A tree is only as healthy as the soil it’s growing in, so taking steps to ensure the ground is ideal for growing a tree is important.
- Avoid using pesticides and other chemicals in the soil.
- The best soil is dark, full of earthworms and is generally free of big rocks.
- Poor drainage can affect a tree’s health by causing waterlogged roots, so take steps to ensure proper drainage by eliminating compaction and even mixing in different types of soil material to increase soil health.
- Get a soil analysis done by the local extension office to find out things like the pH levels and composition of soil. The soil can then be amended for optimal tree growth.
Pests and Disease
There’s no surefire way to keep pests and disease away from a tree, but there are several things that can be done to reduce the risks.

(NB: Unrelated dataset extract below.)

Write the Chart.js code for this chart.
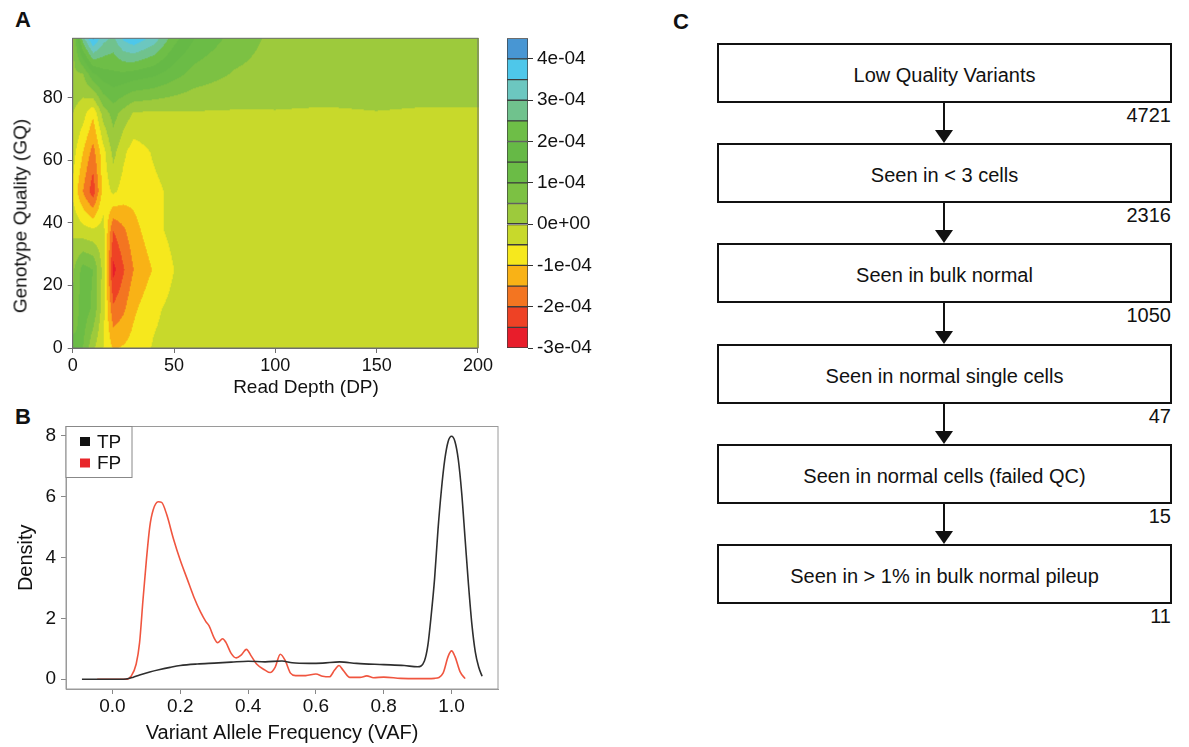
<!DOCTYPE html>
<html>
<head>
<meta charset="utf-8">
<title>Low quality variant filtering</title>
<script src="https://cdn.jsdelivr.net/npm/chart.js"></script>
<style>
  body { margin: 0; background: #fff; font-family: 'Liberation Sans', Arial, sans-serif; color: #111; }
  #page { position: relative; width: 1189px; height: 747px; overflow: hidden; }
  canvas { position: absolute; }
  .panel { position: absolute; font-weight: bold; font-size: 22px; line-height: 22px; }
  .title { position: absolute; font-size: 19px; line-height: 19px; white-space: nowrap; }
  .box { position: absolute; left: 717px; width: 455px; height: 60px; box-sizing: border-box; border: 2px solid #111;
         display: flex; align-items: center; justify-content: center; padding-top: 5px; font-size: 20px; }
  .count { position: absolute; left: 1071px; width: 100px; text-align: right; font-size: 20px; line-height: 20px; }
  .stem { position: absolute; left: 943px; width: 2px; background: #111; }
  .head { position: absolute; left: 935px; width: 0; height: 0; border-left: 9px solid transparent;
          border-right: 9px solid transparent; border-top: 13px solid #111; }
</style>
</head>
<body>
<div id="page">
  <div class="panel" style="left:15px;top:9px">A</div>
  <div class="panel" style="left:15px;top:406px">B</div>
  <div class="panel" style="left:673px;top:11px">C</div>

  <canvas id="chartA" width="495" height="400" style="left:0;top:0"></canvas>
  <canvas id="chartKey" width="110" height="400" style="left:495px;top:0"></canvas>
  <canvas id="chartB" width="510" height="347" style="left:0;top:400px"></canvas>

  <div class="title" style="left:306px;top:386px;transform:translate(-50%,-50%)">Read Depth (DP)</div>
  <div class="title" style="left:20px;top:216px;transform:translate(-50%,-50%) rotate(-90deg)">Genotype Quality (GQ)</div>

  <div id="flow"></div>
</div>

<script>
Chart.defaults.font.family = "'Liberation Sans', Arial, sans-serif";
Chart.defaults.color = '#111';

// ---- panel A: TP-FP density difference (units of 1e-4) on DP x GQ grid
const dpNodes = [0, 5, 10, 15, 20, 25, 30, 40, 50, 60, 80, 100, 125, 150, 175, 200];
const gqNodes = [0, 12.5, 25, 37.5, 50, 62.5, 75, 87.5, 99];

const gq0   = [1.2, 1.0, 0.1, -0.5, -1.05, -0.95, -0.8, -0.45, -0.3, -0.22, -0.2, -0.2, -0.2, -0.2, -0.2, -0.2];
const gq12  = [0.6, 1.3, 0.9, -0.3, -1.9, -1.6, -1.1, -0.6, -0.35, -0.25, -0.2, -0.2, -0.2, -0.2, -0.2, -0.2];
const gq25  = [0.4, 1.2, 1.0, -0.2, -2.65, -2.05, -1.5, -0.95, -0.5, -0.3, -0.2, -0.2, -0.2, -0.2, -0.2, -0.2];
const gq37  = [-0.1, -0.3, -0.4, -0.3, -2.0, -1.6, -1.2, -0.65, -0.35, -0.25, -0.2, -0.2, -0.2, -0.2, -0.2, -0.2];
const gq50  = [-0.6, -1.5, -2.3, -0.8, -0.4, -0.7, -0.8, -0.6, -0.4, -0.22, -0.2, -0.2, -0.2, -0.2, -0.2, -0.2];
const gq62  = [-0.3, -1.0, -1.7, -0.7, 0.15, -0.4, -0.75, -0.45, -0.25, -0.2, -0.2, -0.2, -0.2, -0.2, -0.2, -0.2];
const gq75  = [0.0, -0.3, -0.9, 0.2, 0.7, 0.3, -0.05, -0.1, -0.08, -0.05, -0.05, -0.03, -0.06, -0.02, -0.06, -0.05];
const gq87  = [0.4, 0.45, 1.4, 1.8, 1.9, 1.9, 1.8, 1.6, 1.2, 0.8, 0.45, 0.3, 0.3, 0.3, 0.3, 0.3];
const gq99  = [0.3, 2.8, 4.1, 3.2, 2.9, 3.6, 3.9, 3.3, 2.2, 1.5, 0.8, 0.35, 0.3, 0.3, 0.3, 0.3];
const diffRows = [gq0, gq12, gq25, gq37, gq50, gq62, gq75, gq87, gq99];

const levelEdges = [-3, -2.5, -2, -1.5, -1, -0.5, 0, 0.5, 1, 1.5, 2, 2.5, 3, 3.5, 4, 4.5];
const levelColors = ['#e81d2b', '#ee4225', '#f37521', '#f9b216', '#f6e81d', '#c8d92b', '#9dca3c', '#7cc143',
                     '#6bbc46', '#66b946', '#6ebe47', '#70c28d', '#6cc7c0', '#4ec7ea', '#4896d3'];
const colorTicks = [-3, -2, -1, 0, 1, 2, 3, 4];
const dpTicks = [0, 50, 100, 150, 200];
const gqTicks = [0, 20, 40, 60, 80];

// ---- panel B: VAF densities
const tpVaf = [-0.09, 0.0, 0.04, 0.06, 0.08, 0.11, 0.14, 0.17, 0.20, 0.25, 0.30, 0.35, 0.40, 0.45, 0.50, 0.53,
               0.58, 0.62, 0.67, 0.72, 0.80, 0.86, 0.90, 0.92, 0.93, 0.94, 0.95, 0.96, 0.97, 0.98, 0.99, 1.0,
               1.01, 1.02, 1.03, 1.04, 1.05, 1.06, 1.07, 1.08, 1.09];
const tpDensity = [0, 0, 0.01, 0.06, 0.14, 0.24, 0.32, 0.39, 0.45, 0.50, 0.53, 0.56, 0.59, 0.57, 0.60, 0.54,
                   0.52, 0.53, 0.57, 0.52, 0.48, 0.45, 0.41, 0.6, 1.1, 2.1, 3.3, 4.9, 6.2, 7.2, 7.8, 7.97,
                   7.8, 7.2, 6.1, 4.6, 3.1, 1.8, 0.9, 0.4, 0.1];
const fpVaf = [-0.045, 0.04, 0.055, 0.07, 0.08, 0.09, 0.10, 0.11, 0.12, 0.135, 0.145, 0.16, 0.18, 0.20, 0.22,
               0.24, 0.26, 0.275, 0.285, 0.30, 0.31, 0.325, 0.335, 0.35, 0.365, 0.38, 0.395, 0.41, 0.425, 0.45,
               0.465, 0.48, 0.495, 0.51, 0.525, 0.54, 0.57, 0.60, 0.62, 0.64, 0.655, 0.668, 0.68, 0.70, 0.73,
               0.75, 0.77, 0.80, 0.85, 0.90, 0.95, 0.975, 0.99, 1.0, 1.01, 1.025, 1.04];
const fpDensity = [0, 0, 0.1, 0.5, 1.2, 2.6, 3.9, 5.0, 5.55, 5.82, 5.8, 5.4, 4.6, 3.9, 3.3,
                   2.7, 2.2, 1.9, 1.75, 1.35, 1.2, 1.33, 1.2, 0.85, 0.7, 0.8, 0.98, 0.75, 0.5, 0.3,
                   0.22, 0.4, 0.82, 0.6, 0.2, 0.12, 0.12, 0.17, 0.1, 0.08, 0.3, 0.45, 0.3, 0.06, 0.06,
                   0.11, 0.05, 0.07, 0.03, 0.02, 0.03, 0.2, 0.75, 0.93, 0.75, 0.25, 0.02];
const vafTicks = [0, 0.2, 0.4, 0.6, 0.8, 1.0];
const densityTicks = [0, 2, 4, 6, 8];

// ---- panel C: filtering steps
const stepLabels = ['Low Quality Variants', 'Seen in < 3 cells', 'Seen in bulk normal', 'Seen in normal single cells',
                    'Seen in normal cells (failed QC)', 'Seen in > 1% in bulk normal pileup'];
const stepCounts = [4721, 2316, 1050, 47, 15, 11];


function fixTicks(vals) {
  return function(scale) { scale.ticks = vals.map(v => ({ value: v })); };
}

function findCell(nodes, v) {
  let i = 0;
  while (i < nodes.length - 2 && v > nodes[i + 1]) i++;
  const t = Math.min(1, Math.max(0, (v - nodes[i]) / (nodes[i + 1] - nodes[i])));
  return [i, t];
}

function sampleDiff(dp, gq) {
  const [i, tx] = findCell(dpNodes, dp);
  const [j, ty] = findCell(gqNodes, gq);
  const lo = diffRows[j][i] * (1 - tx) + diffRows[j][i + 1] * tx;
  const hi = diffRows[j + 1][i] * (1 - tx) + diffRows[j + 1][i + 1] * tx;
  return lo * (1 - ty) + hi * ty;
}

const levelRgb = levelColors.map(h => [1, 3, 5].map(k => parseInt(h.substr(k, 2), 16)));
function bandRgb(v) {
  let k = 0;
  while (k < levelRgb.length - 1 && v >= levelEdges[k + 1]) k++;
  return levelRgb[k];
}

// filled contour, sampled per pixel through the chart scales
const contourPlugin = {
  id: 'contour',
  beforeDatasetsDraw(chart) {
    const { ctx, chartArea: a } = chart;
    const xs = chart.scales.x, ys = chart.scales.y;
    const w = Math.ceil(a.right - a.left), h = Math.ceil(a.bottom - a.top);
    const off = document.createElement('canvas');
    off.width = w; off.height = h;
    const octx = off.getContext('2d');
    const img = octx.createImageData(w, h);
    for (let r = 0; r < h; r++) {
      const gq = ys.getValueForPixel(a.top + r + 0.5);
      for (let c = 0; c < w; c++) {
        const rgb = bandRgb(sampleDiff(xs.getValueForPixel(a.left + c + 0.5), gq));
        const k = (r * w + c) * 4;
        img.data[k] = rgb[0]; img.data[k + 1] = rgb[1]; img.data[k + 2] = rgb[2]; img.data[k + 3] = 255;
      }
    }
    octx.putImageData(img, 0, 0);
    ctx.drawImage(off, a.left, a.top);
  }
};

const framePlugin = {
  id: 'frame',
  afterDraw(chart, args, opts) {
    const { ctx, chartArea: a } = chart;
    ctx.save();
    ctx.strokeStyle = opts.color || '#777';
    ctx.lineWidth = 1;
    ctx.strokeRect(a.left, a.top, a.right - a.left, a.bottom - a.top);
    ctx.restore();
  }
};

const boxKeyPlugin = {
  id: 'boxKey',
  afterDraw(chart) {
    const { ctx, chartArea: a } = chart;
    ctx.save();
    ctx.fillStyle = '#fff';
    ctx.fillRect(a.left, a.top, 66, 51);
    ctx.strokeStyle = '#888';
    ctx.lineWidth = 1;
    ctx.strokeRect(a.left, a.top, 66, 51);
    ctx.font = "19px 'Liberation Sans', Arial, sans-serif";
    ctx.textBaseline = 'middle';
    chart.data.datasets.forEach((ds, i) => {
      const cy = a.top + 15 + i * 21.5;
      ctx.fillStyle = ds.backgroundColor;
      ctx.fillRect(a.left + 14, cy - 4.5, 10, 9);
      ctx.fillStyle = '#111';
      ctx.fillText(ds.label, a.left + 31, cy + 1);
    });
    ctx.restore();
  }
};

// panel A
new Chart(document.getElementById('chartA'), {
  type: 'scatter',
  data: { datasets: [{ data: [], pointRadius: 0 }] },
  options: {
    responsive: false,
    animation: false,
    layout: { padding: { left: 0, top: 38.3, right: 8.3, bottom: 0 } },
    plugins: { legend: { display: false }, tooltip: { enabled: false }, frame: { color: '#6e6e6e' } },
    scales: {
      x: {
        type: 'linear', min: 0, max: 200,
        afterBuildTicks: fixTicks(dpTicks),
        afterFit: s => { s.height = 52; },
        grid: { drawOnChartArea: false, tickLength: 5, color: '#6e6e6e' },
        border: { color: '#6e6e6e' },
        ticks: { font: { size: 18 }, padding: 2, maxRotation: 0, color: '#111' }
      },
      y: {
        type: 'linear', min: 0, max: 99,
        afterBuildTicks: fixTicks(gqTicks),
        afterFit: s => { s.width = 72.7; },
        grid: { drawOnChartArea: false, tickLength: 5, color: '#6e6e6e' },
        border: { color: '#6e6e6e' },
        ticks: { font: { size: 18 }, padding: 5, color: '#111' }
      }
    }
  },
  plugins: [contourPlugin, framePlugin]
});

// colour key for panel A
new Chart(document.getElementById('chartKey'), {
  type: 'bar',
  data: {
    labels: [''],
    datasets: levelColors.map((col, i) => ({
      data: [[levelEdges[i], levelEdges[i + 1]]],
      backgroundColor: col,
      borderColor: '#3d3d3d',
      borderWidth: 1,
      borderSkipped: false,
      barPercentage: 1,
      categoryPercentage: 1,
      grouped: false
    }))
  },
  options: {
    responsive: false,
    animation: false,
    layout: { padding: { left: 12, top: 38.3, right: 0, bottom: 52 } },
    plugins: { legend: { display: false }, tooltip: { enabled: false } },
    scales: {
      x: { display: false },
      y: {
        position: 'right', min: -3, max: 4.5,
        afterBuildTicks: fixTicks(colorTicks),
        afterFit: s => { s.width = 77; },
        grid: { drawOnChartArea: false, tickLength: 5, color: '#333' },
        border: { display: false },
        ticks: { font: { size: 19 }, padding: 4, color: '#111',
                 callback: v => v === 0 ? '0e+00' : v + 'e-04' }
      }
    }
  }
});

// panel B
new Chart(document.getElementById('chartB'), {
  type: 'line',
  data: {
    datasets: [
      { label: 'TP', data: tpVaf.map((v, i) => ({ x: v, y: tpDensity[i] })),
        borderColor: '#2e2e2e', backgroundColor: '#111', borderWidth: 1.6, pointRadius: 0,
        cubicInterpolationMode: 'monotone' },
      { label: 'FP', data: fpVaf.map((v, i) => ({ x: v, y: fpDensity[i] })),
        borderColor: '#f0553f', backgroundColor: '#e8262a', borderWidth: 1.6, pointRadius: 0,
        cubicInterpolationMode: 'monotone' }
    ]
  },
  options: {
    responsive: false,
    animation: false,
    layout: { padding: { left: 14, top: 26.5, right: 12, bottom: 2 } },
    plugins: { legend: { display: false }, tooltip: { enabled: false }, frame: { color: '#9a9a9a' } },
    scales: {
      x: {
        type: 'linear', min: -0.137, max: 1.137,
        afterBuildTicks: fixTicks(vafTicks),
        afterFit: s => { s.height = 56; },
        grid: { drawOnChartArea: false, tickLength: 5, color: '#888' },
        border: { color: '#9a9a9a' },
        ticks: { font: { size: 19 }, padding: 1, maxRotation: 0, color: '#111', callback: v => v.toFixed(1) },
        title: { display: true, text: 'Variant Allele Frequency (VAF)', font: { size: 20 }, padding: 0, color: '#111' }
      },
      y: {
        type: 'linear', min: -0.32, max: 8.29,
        afterBuildTicks: fixTicks(densityTicks),
        afterFit: s => { s.width = 52; },
        grid: { drawOnChartArea: false, tickLength: 5, color: '#888' },
        border: { color: '#9a9a9a' },
        ticks: { font: { size: 19 }, padding: 5, color: '#111' },
        title: { display: true, text: 'Density', font: { size: 20 }, padding: 0, color: '#111' }
      }
    }
  },
  plugins: [framePlugin, boxKeyPlugin]
});

// panel C flow chart
const flow = document.getElementById('flow');
stepLabels.forEach((txt, i) => {
  const top = Math.round(43 + i * 100.2);
  const box = document.createElement('div');
  box.className = 'box';
  box.style.top = top + 'px';
  box.textContent = txt;
  flow.appendChild(box);

  const cnt = document.createElement('div');
  cnt.className = 'count';
  cnt.style.top = (top + 62) + 'px';
  cnt.textContent = stepCounts[i];
  flow.appendChild(cnt);

  if (i < stepLabels.length - 1) {
    const next = Math.round(43 + (i + 1) * 100.2);
    const stem = document.createElement('div');
    stem.className = 'stem';
    stem.style.top = (top + 60) + 'px';
    stem.style.height = (next - top - 60 - 12) + 'px';
    flow.appendChild(stem);
    const head = document.createElement('div');
    head.className = 'head';
    head.style.top = (next - 13) + 'px';
    flow.appendChild(head);
  }
});
</script>
</body>
</html>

- Healthy trees are more resilient to pests and disease, so proper soil, water and pruning is essential.
- Call in a professional arborist to do preventative maintenance on all the trees on the property so they can spot problems before they grow too large and hard to combat.
- Overcrowding can cause tree stress, as can planting the wrong type of tree for the soil or environment.
- Improper planting techniques can increase the risk of attracting pests and diseases.
- Poor pruning techniques will weaken the tree and open the door for pest infestations.
It’s easy to see why caring for trees on a rental property is so important and isn’t something that can be ignored. Landlords and property owners would never think of neglecting part of the rental home that needed care and maintenance, and they should think no differently when it comes to trees and tree maintenance.
Tree care is a big deal because a healthy tree can impact the value and appeal of a rental property. An unhealthy tree is a drain on a property’s visual appearance and in extreme cases it can cause significant damage if it comes down.
In the event of a storm, with wind, hail, lightning or ice, it’s possible for a tree or tree branch to come down and land on the rental home or else a neighbor’s property. When this happens, landlords may wonder what their insurance will cover, if anything. It can get a little confusing, so it is a good idea to know the basics before such an event occurs.
Here are a few basic scenarios surrounding fallen trees and a rental property.
- If a tree falls on the landlord’s structure, any damages should be covered by the homeowner’s insurance. Of course, this happens only if the tree was well-cared for and healthy.
- If a healthy tree falls onto a neighbor’s structure, their homeowner’s insurance should take care of those damages. Similarly, if a neighbor’s tree fell onto a landlord’s rental property their own insurance would cover the cost of repairs.
- If the tree was diseased, damaged or otherwise not cared for, and it fell and caused damage, the landlord’s own insurance company may find that they were indeed negligent, and raise premiums.
Tree damage is all about what the home owner did to protect structure from any damage. If there is any negligence involved, the landlord can be found responsible via a potential lawsuit, even. Landlords that ignore trees that need attention may find themselves with a fallen tree after the latest storm, plus a lot of financial headaches.
Trees are a Good Investment
All in all, trees are a big part of how a property looks, and they can have a big impact on everything from energy costs to aesthetics. Responsible landlords should learn all they can about tree care like planting, maintaining and treating the trees on their property to ensure these leafy assets stay around for a long time.